Si è svolto questa mattina l’incontro di Papa Francesco con i vescovi della Conferenza Episcopale di Timor Est in visita “ad Limina Apostolorum”. Nel breve discorso loro rivolto il Pontefice ha sintetizzato in tre punti l’impegno pastorale che spetta ai presuli: essere “coscienza critica” della Nazione; annunciare “il Vangelo della misericordia” e diffondere “la Buona Novella di salvezza” anche nelle lingue locali.
Bergoglio ha constatato con piacere che l’isola asiatica conta oggi il 97% di popolazione battezzata, “frutti”, questi, – ha detto – dell’evangelizzazione avviata oltre 500 anni fa. Tuttavia, la piccola isola non è stata esente, negli ultimi anni, da alcune “dolorose sorprese”, come ad esempio il sanguinoso conflitto alla fine degli anni ’90. Proprio quest’ultimo ha avviato il processo per la costruzione di una nazione “libera, solidale e giusta per tutti”, il quale ha più volte indotto la Chiesa locale “a ricordare le basi necessarie di una società che intende essere degna dell’uomo e del suo destino trascendente”.
Ed è questa la strada verso la quale deve proseguire il lavoro dei vescovi: “Sono certo – ha affermato il Santo Padre – che voi, con i sacerdoti, continuerete a svolgere la funzione di coscienza critica della nazione, mantenendo a tal fine la dovuta indipendenza dal potere politico in una collaborazione equidistante che lasci ad esso la responsabilità di occuparsi del bene comune della società e di promuoverlo”.
Riguardo al secondo punto, Papa Francesco ha esortato i presuli a un “raddoppiato sforzo di evangelizzazione”. Innanzitutto, ha detto, “la Chiesa chiede alla società la libertà di annunciare il Vangelo in modo integrale, anche quando va controcorrente difendendo i valori che ha ricevuto e ai quali deve rimanere fedele”. Ha quindi incoraggiato i “cari fratelli” timorensi a non aver paura “di offrire questo contributo alla Chiesa per il bene di tutta la società”.
Il Vangelo, però, – ha rimarcato il Santo Padre – va annunciato con la lingua della “misericordia”, senza la quale “noi oggi abbiamo poche possibilità d’inserirci in un mondo di ‘feriti’, che ha bisogno di comprensione, di perdono, di amore”. Bisogna pertanto attuare quella “Rivoluzione della tenerezza” già prefigurata nelle pagine della Evangelii Gaudium.
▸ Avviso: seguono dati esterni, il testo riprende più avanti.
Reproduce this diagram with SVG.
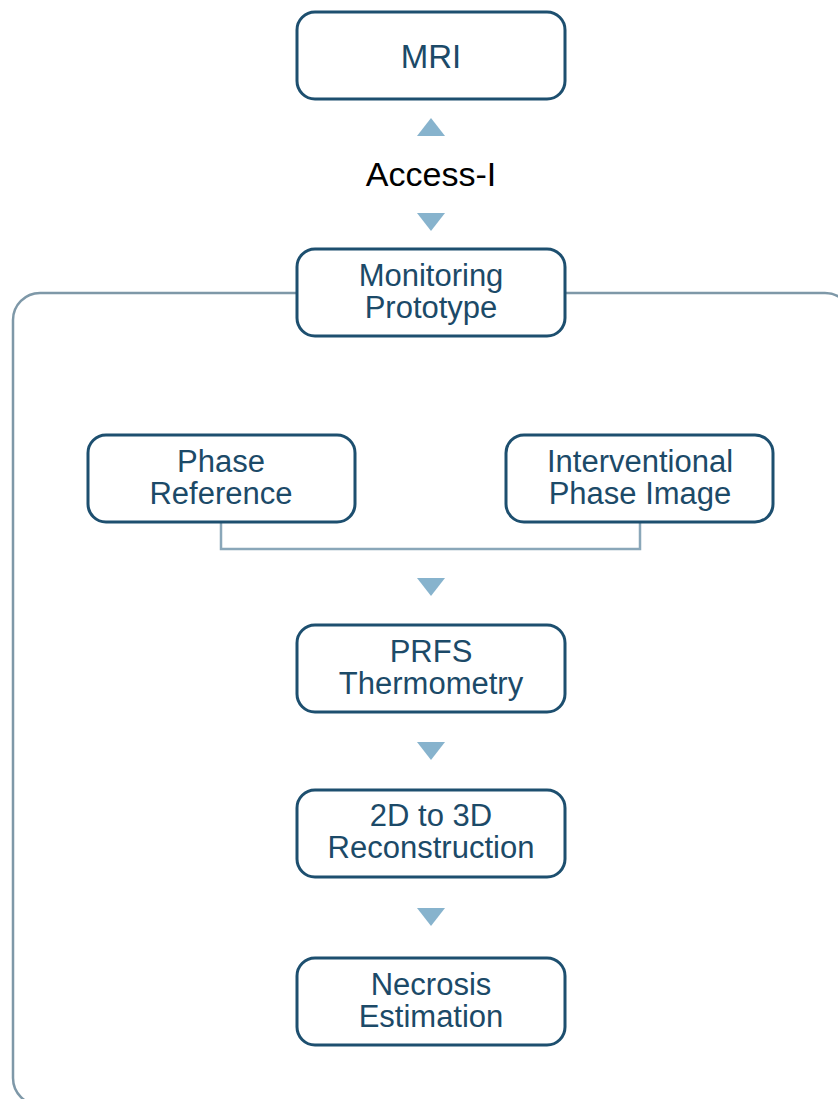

In tal direzione – ha spiegato Bergoglio – è necessaria anche una “solida formazione” per sacerdoti, religiosi e laici. Ciò non significa che “si pretende un’evangelizzazione realizzata solo da agenti qualificati”, ha chiarito, perché “se uno ha realmente fatto esperienza dell’amore di Dio che lo salva, non ha bisogno di molto tempo di preparazione per andare ad annunciarlo, non può attendere che gli vengano impartite molte lezioni o lunghe istruzioni”. Ogni cristiano è infatti “missionario” nella misura in cui “si è incontrato con l’amore di Dio in Cristo Gesù”, e “in tutti i battezzati – dal primo all’ultimo – agisce lo Spirito che porta a evangelizzare”.
Un’altra necessità è poi quella “di evangelizzare le culture per inculturare il Vangelo”, ha sottolineato il Santo Padre. “Se, nei vari contesti culturali di Timor Est, la fede e l’evangelizzazione non sono capaci di dire Dio, di annunciare la vittoria di Cristo sul dramma della condizione umana, di aprire spazi per lo Spirito rinnovatore, è perché non sono sufficientemente vive nei fedeli cristiani, che hanno bisogno di un cammino di formazione e di maturazione”, ha spiegato.
Tutto ciò comporta “una serie di sfide per permettere una più facile comprensione della Parola di Dio e una migliore ricezione dei Sacramenti”. Sfide – ha precisato il Papa – non minacce, nel senso che “la coscienza missionaria oggi presuppone che si possiedano il valore umile del dialogo e la convinzione ferma di presentare una proposta di pienezza umana nel nostro contesto culturale”.
“Un triplice fronte” attende quindi il vescovo di Timor Est, che “deve indicare la via al suo popolo, deve mantenerlo unito e neutralizzare le fughe disordinate e fare in modo che nessuno arrivi tardi o si smarrisca…”. L’auspicio finale del Vescovo di Roma è dunque che i presuli possano essere “uomini capaci di sostenere, con amore e pazienza, i passi di Dio nel suo popolo”, valorizzando “tutto ciò che lo mantiene unito”, “mettendo in guardia contro eventuali pericoli”, ma soprattutto “facendo crescere la speranza: che ci siano sole e luce nei cuori!”.